Cristiano Ronaldo chewed his lip, eyes lost, slowly, unbuttoning his shirt.
Marcelo was gesticulating to Casemiro, furious it had slipped through their fingers. He talked about “errors that can’t happen again.” Again? They could hardly afford for them to happen then, or so they thought. Yes, it was still in their hands but it was now in Barcelona’s hands, too. The gap at the top was three points, with the clásico to come in a fortnight. “I’m disappointed,” Zinedine Zidane said, quietly. Then he added: “but this doesn’t change anything.” Most disagreed; it changed everything. Outside the Bernabéu the streets were strangely silent in the sunshine. It was dark by the time they were revived.

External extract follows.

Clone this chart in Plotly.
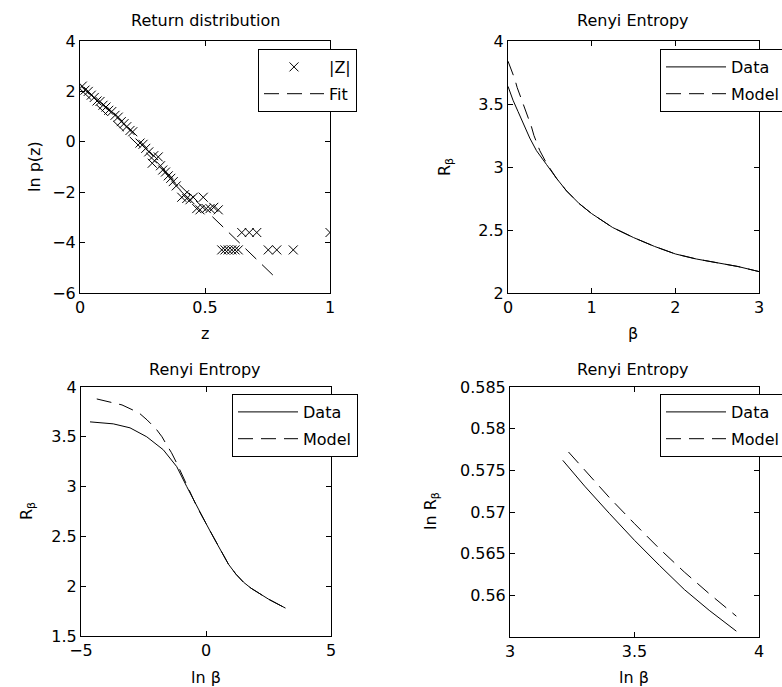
import plotly.graph_objects as go

# ---------------- data ----------------
# Return distribution: |Z| histogram (ln p(z)) and linear fit
z_vals = [0.009, 0.02, 0.033, 0.045, 0.057, 0.068, 0.08, 0.092, 0.104, 0.115,
          0.127, 0.14, 0.153, 0.165, 0.176, 0.187, 0.2, 0.211, 0.24, 0.252,
          0.263, 0.275, 0.289, 0.295, 0.313, 0.322, 0.331, 0.342, 0.353, 0.363,
          0.373, 0.385, 0.407, 0.418, 0.427, 0.44, 0.453, 0.467, 0.48, 0.493,
          0.505, 0.52, 0.535, 0.553,
          0.567, 0.58, 0.593, 0.607, 0.62, 0.633, 0.647, 0.677, 0.707,
          0.753, 0.787, 0.853, 1.0]
lnp_vals = [2.21, 2.05, 2.0, 1.85, 1.76, 1.62, 1.6, 1.45, 1.38, 1.25,
            1.2, 1.05, 0.98, 0.8, 0.72, 0.6, 0.45, 0.4, -0.05, -0.1,
            -0.26, -0.4, -0.85, -0.55, -0.6, -0.95, -1.12, -1.2, -1.35, -1.45,
            -1.58, -1.75, -2.2, -2.1, -2.25, -2.3, -2.2, -2.65, -2.7, -2.2,
            -2.65, -2.65, -2.6, -2.7,
            -4.29, -4.29, -4.29, -4.29, -4.29, -4.29, -3.6, -3.6, -3.6,
            -4.29, -4.29, -4.29, -3.6]
fit_z = [0.0, 0.78]
fit_lnp = [2.1, -5.37]

# Renyi entropy vs beta
beta_data = [0, 0.03, 0.06, 0.12, 0.18, 0.26, 0.34, 0.4, 0.46, 0.58, 0.7, 0.85, 1.0,
             1.25, 1.5, 1.75, 2.0, 2.25, 2.5, 2.75, 3.0]
R_data = [3.64, 3.58, 3.53, 3.44, 3.35, 3.23, 3.13, 3.07, 3.02, 2.91, 2.81, 2.71, 2.63,
          2.52, 2.44, 2.37, 2.31, 2.27, 2.24, 2.21, 2.17]
beta_model = [0, 0.04, 0.08, 0.11, 0.15, 0.18, 0.22, 0.28, 0.31, 0.38, 0.46, 0.58, 0.7, 0.85,
              1.0, 1.25, 1.5, 1.75, 2.0, 2.25, 2.5, 2.75, 3.0]
R_model = [3.84, 3.77, 3.70, 3.63, 3.56, 3.51, 3.44, 3.32, 3.25, 3.13, 3.03, 2.91, 2.81, 2.71,
           2.63, 2.52, 2.44, 2.37, 2.31, 2.27, 2.24, 2.21, 2.17]

# Renyi entropy vs ln beta
lnbeta_data = [-4.64, -3.71, -3.04, -2.37, -1.71, -1.17, -0.77, -0.37, 0.0,
               0.3, 0.6, 0.9, 1.2, 1.5, 1.8, 2.1, 2.5, 2.8, 3.18]
Rln_data = [3.65, 3.63, 3.59, 3.50, 3.37, 3.20, 3.00, 2.80, 2.63,
            2.49, 2.35, 2.22, 2.12, 2.04, 1.98, 1.93, 1.87, 1.83, 1.78]
lnbeta_model = [-4.37, -3.72, -3.36, -2.68, -2.36, -2.0, -1.76, -1.6, -1.38, -1.16, -0.77,
                -0.37, 0.0, 0.3, 0.6, 0.9, 1.2, 1.5, 1.8, 2.1, 2.5, 2.8, 3.18]
Rln_model = [3.88, 3.84, 3.82, 3.74, 3.67, 3.58, 3.50, 3.43, 3.34, 3.23, 3.01,
             2.80, 2.63, 2.49, 2.35, 2.22, 2.12, 2.04, 1.98, 1.93, 1.87, 1.83, 1.78]

# ln R vs ln beta (tail)
lnb_tail_data = [3.212, 3.30, 3.40, 3.50, 3.60, 3.70, 3.80, 3.909]
lnR_tail_data = [0.5762, 0.5731, 0.5698, 0.5666, 0.5636, 0.5607, 0.5582, 0.5557]
lnb_tail_model = [3.235, 3.30, 3.40, 3.50, 3.60, 3.70, 3.80, 3.909]
lnR_tail_model = [0.5772, 0.5750, 0.5717, 0.5686, 0.5656, 0.5628, 0.5602, 0.5575]

# ---------------- figure ----------------
W, H = 782, 687
FONT = "DejaVu Sans"
fig = go.Figure()

dash = "15px,8px"
line_solid = dict(color="black", width=1)
line_dash = dict(color="black", width=1, dash=dash)

fig.add_trace(go.Scatter(x=z_vals, y=lnp_vals, mode="markers", name="|Z|", legendgroup="a",
                         marker=dict(symbol="x-thin", size=9, line=dict(width=1, color="black"), color="black"),
                         xaxis="x", yaxis="y", legend="legend"))
fig.add_trace(go.Scatter(x=fit_z, y=fit_lnp, mode="lines", name="Fit", line=line_dash, legendgroup="b",
                         xaxis="x", yaxis="y", legend="legend"))

fig.add_trace(go.Scatter(x=beta_data, y=R_data, mode="lines", name="Data", line=line_solid, legendgroup="a",
                         xaxis="x2", yaxis="y2", legend="legend2"))
fig.add_trace(go.Scatter(x=beta_model, y=R_model, mode="lines", name="Model", line=line_dash, legendgroup="b",
                         xaxis="x2", yaxis="y2", legend="legend2"))

fig.add_trace(go.Scatter(x=lnbeta_data, y=Rln_data, mode="lines", name="Data", line=line_solid, legendgroup="a",
                         xaxis="x3", yaxis="y3", legend="legend3"))
fig.add_trace(go.Scatter(x=lnbeta_model, y=Rln_model, mode="lines", name="Model", line=line_dash, legendgroup="b",
                         xaxis="x3", yaxis="y3", legend="legend3"))

fig.add_trace(go.Scatter(x=lnb_tail_data, y=lnR_tail_data, mode="lines", name="Data", line=line_solid, legendgroup="a",
                         xaxis="x4", yaxis="y4", legend="legend4"))
fig.add_trace(go.Scatter(x=lnb_tail_model, y=lnR_tail_model, mode="lines", name="Model", line=line_dash, legendgroup="b",
                         xaxis="x4", yaxis="y4", legend="legend4"))


def px_x(p):
    return p / W


def px_y(p):
    return 1 - p / H


def ax(domain, rng, tickvals, anchor):
    return dict(domain=domain, range=rng, tickvals=tickvals, anchor=anchor,
                showline=True, linecolor="black", linewidth=1, mirror="allticks",
                ticks="inside", ticklen=5, tickcolor="black", tickwidth=1,
                showgrid=False, zeroline=False,
                tickfont=dict(family=FONT, size=16, color="black"))


layout = dict(
    width=W, height=H,
    margin=dict(l=0, r=0, t=0, b=0, autoexpand=False),
    paper_bgcolor="white", plot_bgcolor="white",
    font=dict(family=FONT, size=16, color="black"),
    xaxis=ax([px_x(80), px_x(330)], [0, 1], [0, 0.5, 1], "y"),
    yaxis=ax([px_y(293), px_y(41)], [-6, 4], [-6, -4, -2, 0, 2, 4], "x"),
    xaxis2=ax([px_x(508), px_x(759)], [0, 3], [0, 1, 2, 3], "y2"),
    yaxis2=ax([px_y(293), px_y(41)], [2, 4], [2, 2.5, 3, 3.5, 4], "x2"),
    xaxis3=ax([px_x(81), px_x(331)], [-5, 5], [-5, 0, 5], "y3"),
    yaxis3=ax([px_y(636), px_y(387)], [1.5, 4], [1.5, 2, 2.5, 3, 3.5, 4], "x3"),
    xaxis4=ax([px_x(510), px_x(759)], [3, 4], [3, 3.5, 4], "y4"),
    yaxis4=ax([px_y(637), px_y(387)], [0.555, 0.585], [0.56, 0.565, 0.57, 0.575, 0.58, 0.585], "x4"),
)

leg_common = dict(bgcolor="white", bordercolor="black", borderwidth=1,
                  font=dict(family=FONT, size=16, color="black"),
                  itemwidth=60, traceorder="grouped", tracegroupgap=3,
                  xanchor="left", yanchor="top", xref="paper", yref="paper")
layout["legend"] = dict(x=px_x(258), y=px_y(49), **leg_common)
layout["legend2"] = dict(x=px_x(660), y=px_y(49), **leg_common)
layout["legend3"] = dict(x=px_x(232), y=px_y(394), **leg_common)
layout["legend4"] = dict(x=px_x(660), y=px_y(394), **leg_common)

fig.update_layout(**layout)

# titles and axis labels
def ann(text, x, y, angle=0):
    fig.add_annotation(text=text, x=px_x(x), y=px_y(y), xref="paper", yref="paper",
                       showarrow=False, textangle=angle, xanchor="center", yanchor="middle",
                       font=dict(family=FONT, size=16, color="black"))

ann("Return distribution", 205, 21)
ann("Renyi Entropy", 633, 21)
ann("Renyi Entropy", 205, 369)
ann("Renyi Entropy", 633, 369)
ann("z", 205, 334)
ann("β", 633, 334)
ann("ln β", 206, 677)
ann("ln β", 634, 677)
ann("ln p(z)", 35, 167, -90)
ann("R<sub>β</sub>", 446, 167, -90)
ann("R<sub>β</sub>", 27, 511, -90)
ann("ln R<sub>β</sub>", 431, 511, -90)

fig.write_html("out.html",
               config={"displayModeBar": False},
               post_script="document.body.style.margin='0';document.body.style.overflow='hidden';")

All Barcelona had to do was win the next seven games and they would win the league, no matter what Madrid did. They could even win their next one. It was 5.57pm when Griezmann stood there in front of the south stand; four hours, 10 minutes later to the south, the Rosaleda roared as Neymar trudged towards the touchline, shaking his head, pausing to applaud the fourth official as he disappeared down the tunnel. In bars, restaurants and homes across Madrid they were applauding, too. Barcelona were 1-0 down, defeat closing in, their rivals’ lead remained.
The opening goal had been scored by a former Barcelona player, Sandro, his ninth of the season – in the Barcelona squad, only Leo Messi and Luis Suárez have more than him, while Paco Alcácer has only three – and he did celebrate it. So did Madrid fans. Now they were celebrating again.